Joe and I have a very curious eccentricity, which so far we have not discovered anyone else shares! When we are away on holiday we take days off from one another! Think about it – throughout the normal working year we spend quite a bit of time apart. We don’t see each other during the day. Sometimes we don’t see each other in the evenings if I am away at music practice, or he is attending a union meeting. Suddenly we are in each other’s company for 24 hours! I defy any loving couple not to find that hard at least for a few days! We don’t have distractions like children – it is just Joe and I. So we devised a system to spend a day apart. It doesn’t always work! In Egypt it was not cultural for a woman to travel alone. In Saltsburg Joe found something really interesting to do on his day off and I gate-crashed! There are things that Joe loves to do like trailing across World War 1 battle sites that do nothing for me. There are things like shopping and visiting churches that do nothing for Joe. I am not saying that we do not attempt to share one another’s interests because we do, but days off are good ideas!
Not everything it life hoists the flag to the top of the pole for me. There are things that just don’t appeal. Trailing around museums does not appeal. I can do art galleries at a push.
I came across a really insightful chapter in one of the books in my bookcase the other week. The book, “God is Closer Than You Think” is by John Ortberg. The chapter is about spiritual pathways and begins with a quotation from C S Lewis, “Why else were individual created, but that God, loving all infinitely, should love them each differently.”
John Ortberg recognises this and writes about pathways to God. He is talking about the different ways that people relate to God. We all desire to connect with God but we don’t all do it in the same way.
Some people make the connection through the mind – reading and analysing the Bible. They hear God best when they are learning. They delight in Greek or Hebrew words. They are thinkers or philosophers and love to engage in discussion.
Other people connect with God through relationships – the small group junkies. They are not people who are into solitude but like to be with people.
Still others find the connection through serving or helping others. They are motivated by the passage in Matthew – “when I was hungry – did you feed me…”
Ortbreg identifies a number of pathways – through worship, through being active in the political arena, through retreats and contemplation or through being outside and communing with nature. It is not for us to ignore any of the pathways to connecting with God, but some are easier than others for us.
I find myself to be naturally making connections with the mind. Reading and studying God’s word really does hoist the flag for me. I am not so much into Greek and Hebrew words – but God speaks to me through His word. It is not dull or lifeless to me, but bristling with revelation. Word bombs explode inside my head and there is always something new to see – another path to explore. That is not to say that I am dull to worship, or to seeing God in the nature around me – it is just I love the written word!

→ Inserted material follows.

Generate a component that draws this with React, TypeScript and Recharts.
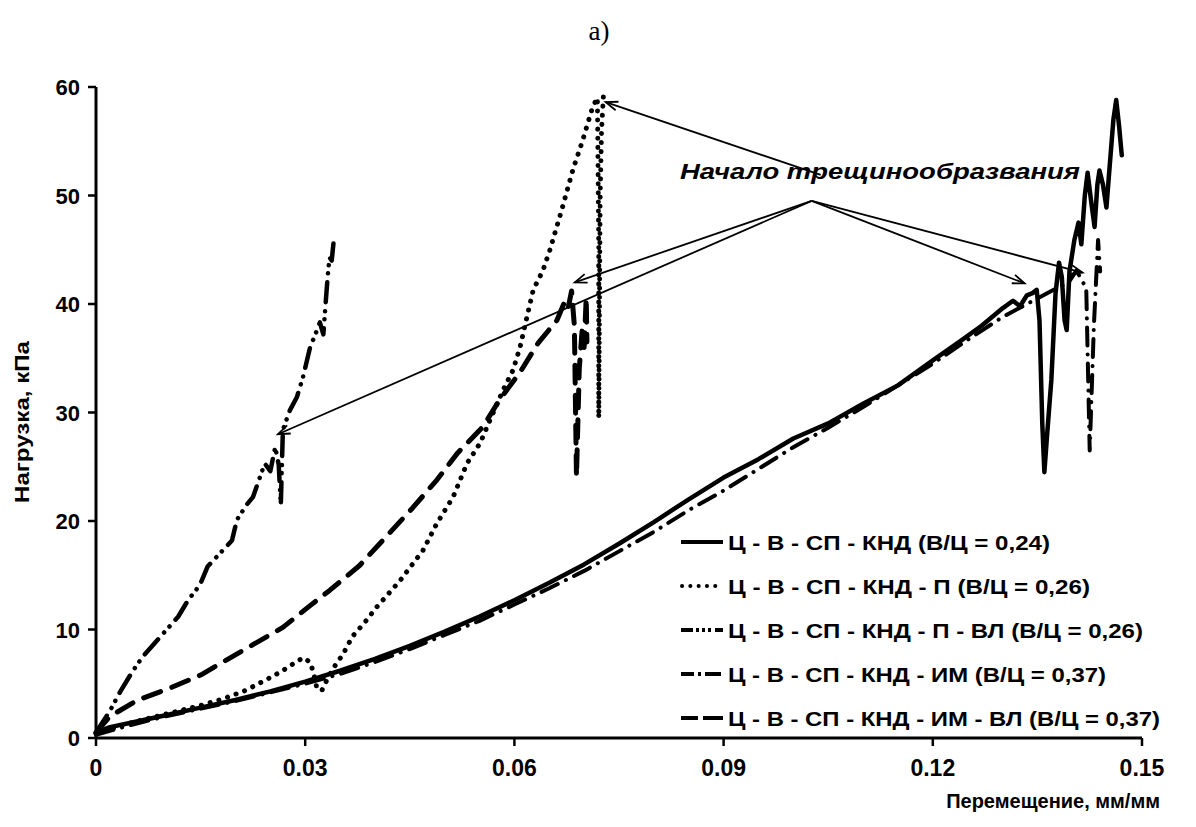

To some extent, reading the chapter was like someone opening a prison door – it is OK to study the Bible and get excited about it! It also explains why sometimes I find it hard to relate to some people who do not share my passion for words. What rocks my boat does not rock the boats of other people. I have a little bit of the political activist in me and I don’t always see in reflected in people around me. People are different. We say that we acknowledge and respect the uniqueness of people but then we push them into a mould to make them just like everyone else. We think that is “this” works for me, then it has to work for her. I can remember earnestly thrusting a friend into a bible study on the character of God to deepen her relationship with Him. Getting her to switch off the TV was an accomplishment – but maybe she was one the relational types that just needed someone to be a friend, to watch TV with her and chat.
What Ortberg does challenge me on is to take a walk along the pathways I least explore and allow God to connect with me. It would stretch me in a way that perhaps a Bible study would not.